Access Control Lists
Introduction
Access Control Lists are a feature of the Linux file system that extend the traditional Unix file permissions to allow more precise control for specific users or groups.
Setting ACL
Two places where this can be useful is for root owned files and for apache. For root owned files it is sometimes desirable to give another user access (such as the kcc user) and with traditional Unix file permissions this is only possible by giving all users access. For example, to give the specific user kcc read access to the apache error log, we can do
setfacl -m u:kcc:rx /var/log/httpd
setfacl -m u:kcc:r /var/log/httpd/error_log
This allows the user kcc to access the directory and read the specific file. Of course, only the root user would have permission to do this.
Viewing ACL
To view the ACL settings for a file, first note that ls -l will show extended permissions are available with a + after the standard Unix permissions. The getfacl command can be used to show the detail (and can be used on any file, event where ACL permissions have not been set.

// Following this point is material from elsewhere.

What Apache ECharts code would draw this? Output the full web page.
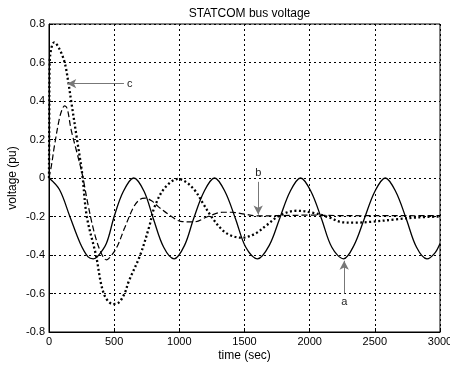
<!DOCTYPE html>
<html>
<head>
<meta charset="utf-8">
<script src="https://cdn.jsdelivr.net/npm/echarts@6/dist/echarts.min.js"></script>
<style>html,body{margin:0;padding:0;background:#fff;}#c{width:450px;height:367px;}</style>
</head>
<body>
<div id="c"></div>
<script>
// ---- data ----
const titleText = 'STATCOM bus voltage';
const xName = 'time (sec)';
const yName = 'voltage (pu)';
const xTicks = [0, 500, 1000, 1500, 2000, 2500, 3000];
const yTicks = [-0.8, -0.6, -0.4, -0.2, 0, 0.2, 0.4, 0.6, 0.8];

// curve a (solid)
const aTime = [0, 80, 160, 240, 300, 340, 370, 440, 500, 570, 650, 730, 800, 880, 960, 1040, 1110, 1190, 1270, 1350, 1430, 1510, 1600, 1690, 1770, 1850, 1930, 2010, 2090, 2170, 2260, 2340, 2420, 2500, 2580, 2660, 2740, 2820, 2900, 2960, 3000];
const aVolt = [0, -0.06, -0.2, -0.34, -0.41, -0.42, -0.41, -0.34, -0.2, -0.07, 0, -0.07, -0.21, -0.36, -0.42, -0.35, -0.21, -0.07, 0, -0.07, -0.21, -0.36, -0.42, -0.35, -0.21, -0.07, 0, -0.07, -0.21, -0.36, -0.42, -0.35, -0.21, -0.07, 0, -0.07, -0.21, -0.36, -0.42, -0.39, -0.34];

// curve b (dashed)
const bTime = [0, 20, 40, 77, 100, 120, 140, 170, 215, 255, 300, 350, 400, 440, 470, 520, 580, 650, 700, 740, 790, 840, 940, 1010, 1110, 1220, 1330, 1400, 1500, 1600, 1800, 2000, 2200, 2400, 2600, 2800, 3000];
const bVolt = [0, 0.07, 0.16, 0.30, 0.355, 0.375, 0.36, 0.25, 0.13, 0.02, -0.14, -0.29, -0.39, -0.425, -0.41, -0.36, -0.26, -0.15, -0.11, -0.105, -0.12, -0.15, -0.2, -0.225, -0.228, -0.2, -0.178, -0.178, -0.188, -0.197, -0.195, -0.193, -0.195, -0.196, -0.195, -0.196, -0.195];

// curve c (dotted)
const cTime = [0, 2, 5, 20, 40, 80, 120, 150, 170, 215, 255, 290, 360, 420, 490, 530, 580, 610, 700, 770, 810, 890, 990, 1050, 1120, 1180, 1245, 1330, 1400, 1480, 1580, 1670, 1770, 1900, 2020, 2150, 2250, 2350, 2480, 2660, 2820, 3000];
const cVolt = [0, 0.3, 0.6, 0.68, 0.705, 0.67, 0.6, 0.49, 0.4, 0.2, 0.02, -0.2, -0.4, -0.6, -0.655, -0.65, -0.6, -0.54, -0.4, -0.25, -0.15, -0.05, -0.005, -0.02, -0.065, -0.13, -0.2, -0.27, -0.3, -0.31, -0.29, -0.245, -0.195, -0.17, -0.18, -0.205, -0.23, -0.232, -0.227, -0.215, -0.205, -0.2];

// annotation arrows: [label, startT, startV, endT, endV]
const arrowA = ['a', 2265, -0.6, 2265, -0.43];
const arrowB = ['b', 1605, -0.02, 1605, -0.19];
const arrowC = ['c', 575, 0.49, 140, 0.49];

function zip(t, v) { return t.map((x, i) => [x, v[i]]); }
function arrowLine(a) {
  return [{ coord: [a[1], a[2]], label: { formatter: a[0] } }, { coord: [a[3], a[4]] }];
}

const chart = echarts.init(document.getElementById('c'), null, { renderer: 'canvas' });
const FONT = 'Liberation Sans, Arial, Helvetica, sans-serif';

const markLineCommon = {
  silent: true,
  symbol: ['none', 'arrow'],
  symbolSize: [7, 9],
  lineStyle: { color: '#777', width: 1, type: 'solid' },
  label: { show: true, position: 'start', distance: 3, color: '#222', fontSize: 11, fontFamily: FONT },
  emphasis: { disabled: true },
  animation: false
};

chart.setOption({
  animation: false,
  backgroundColor: '#fff',
  title: {
    text: titleText, left: 244.5, textAlign: 'center', top: 3,
    textStyle: { fontSize: 12, fontWeight: 'normal', color: '#000', fontFamily: FONT }
  },
  grid: { left: 49, right: 10, top: 24, bottom: 35, containLabel: false, outerBoundsMode: 'none', show: true, borderColor: '#000', borderWidth: 1, backgroundColor: 'transparent' },
  xAxis: {
    type: 'value', min: 0, max: 3000, interval: 500,
    name: xName, nameLocation: 'middle', nameGap: 18, nameMoveOverlap: false,
    nameTextStyle: { fontSize: 12, color: '#000', fontFamily: FONT },
    axisLine: { show: true, onZero: false, lineStyle: { color: '#000', width: 1 } },
    axisTick: { show: true, inside: true, length: 4, lineStyle: { color: '#000' } },
    axisLabel: { margin: 4, fontSize: 11, color: '#000', fontFamily: FONT, showMaxLabel: true, hideOverlap: false, formatter: v => String(v) },
    splitLine: { show: true, lineStyle: { color: '#000', type: [2, 3], width: 1 } }
  },
  yAxis: {
    type: 'value', min: -0.8, max: 0.8, interval: 0.2,
    name: yName, nameLocation: 'middle', nameGap: 30, nameRotate: 90, nameMoveOverlap: false,
    nameTextStyle: { fontSize: 12, color: '#000', fontFamily: FONT },
    axisLine: { show: true, onZero: false, lineStyle: { color: '#000', width: 1 } },
    axisTick: { show: true, inside: true, length: 4, lineStyle: { color: '#000' } },
    axisLabel: {
      margin: 4, fontSize: 11, color: '#000', fontFamily: FONT,
      formatter: v => { const r = Math.round(v * 10) / 10; return r === 0 ? '0' : String(r); }
    },
    splitLine: { show: true, lineStyle: { color: '#000', type: [2, 3], width: 1 } }
  },
  series: [
    {
      name: 'a', type: 'line', data: zip(aTime, aVolt), showSymbol: false, smooth: 0.35,
      lineStyle: { color: '#000', width: 1.3, type: 'solid' },
      markLine: Object.assign({}, markLineCommon, { data: [arrowLine(arrowA)] })
    },
    {
      name: 'b', type: 'line', data: zip(bTime, bVolt), showSymbol: false, smooth: 0.35,
      lineStyle: { color: '#000', width: 1.2, type: [6, 3] },
      markLine: Object.assign({}, markLineCommon, { data: [arrowLine(arrowB)] })
    },
    {
      name: 'c', type: 'line', data: zip(cTime, cVolt), showSymbol: false, smooth: 0.35,
      lineStyle: { color: '#000', width: 2.3, type: [2, 2.5] },
      markLine: Object.assign({}, markLineCommon, { data: [arrowLine(arrowC)] })
    }
  ]
});
</script>
</body>
</html>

> ls -l /var/log/httpd/error_log -rw-r-----+ 1 root root 299 Jul 6 04:02 /var/log/httpd/error_log > getfacl /var/log/httpd/error_log getfacl: Removing leading '/' from absolute path names # file: var/log/httpd/error_log # owner: root # group: root user::rw- user:kcc:r-- group::r-- mask::r-- other::---
Availability
ACL has been in Linux since 2.4. To use it must be enabled on the file-system mount. Often it will be enabled by default, but if not needs to be explicitly enabled in /etc/fstab and the file system remounted. Even if /etc/fstab just shows the mount as defaults it may already be enabled. For example, on this machine it had to be enabled
[kcc@D-VMSR-MT-BC1 ~]$ cat /etc/fstab /dev/mapper/rootvg-rootvol / ext4 defaults,acl 1 1
It is possible that getfacl and setfacl commands have not been installed. In this case they need to be added with the yum (or equivalent) command.
AIX
Access Control Lists also exist in AIX albeit with different commands. They are not currently supported in KCML.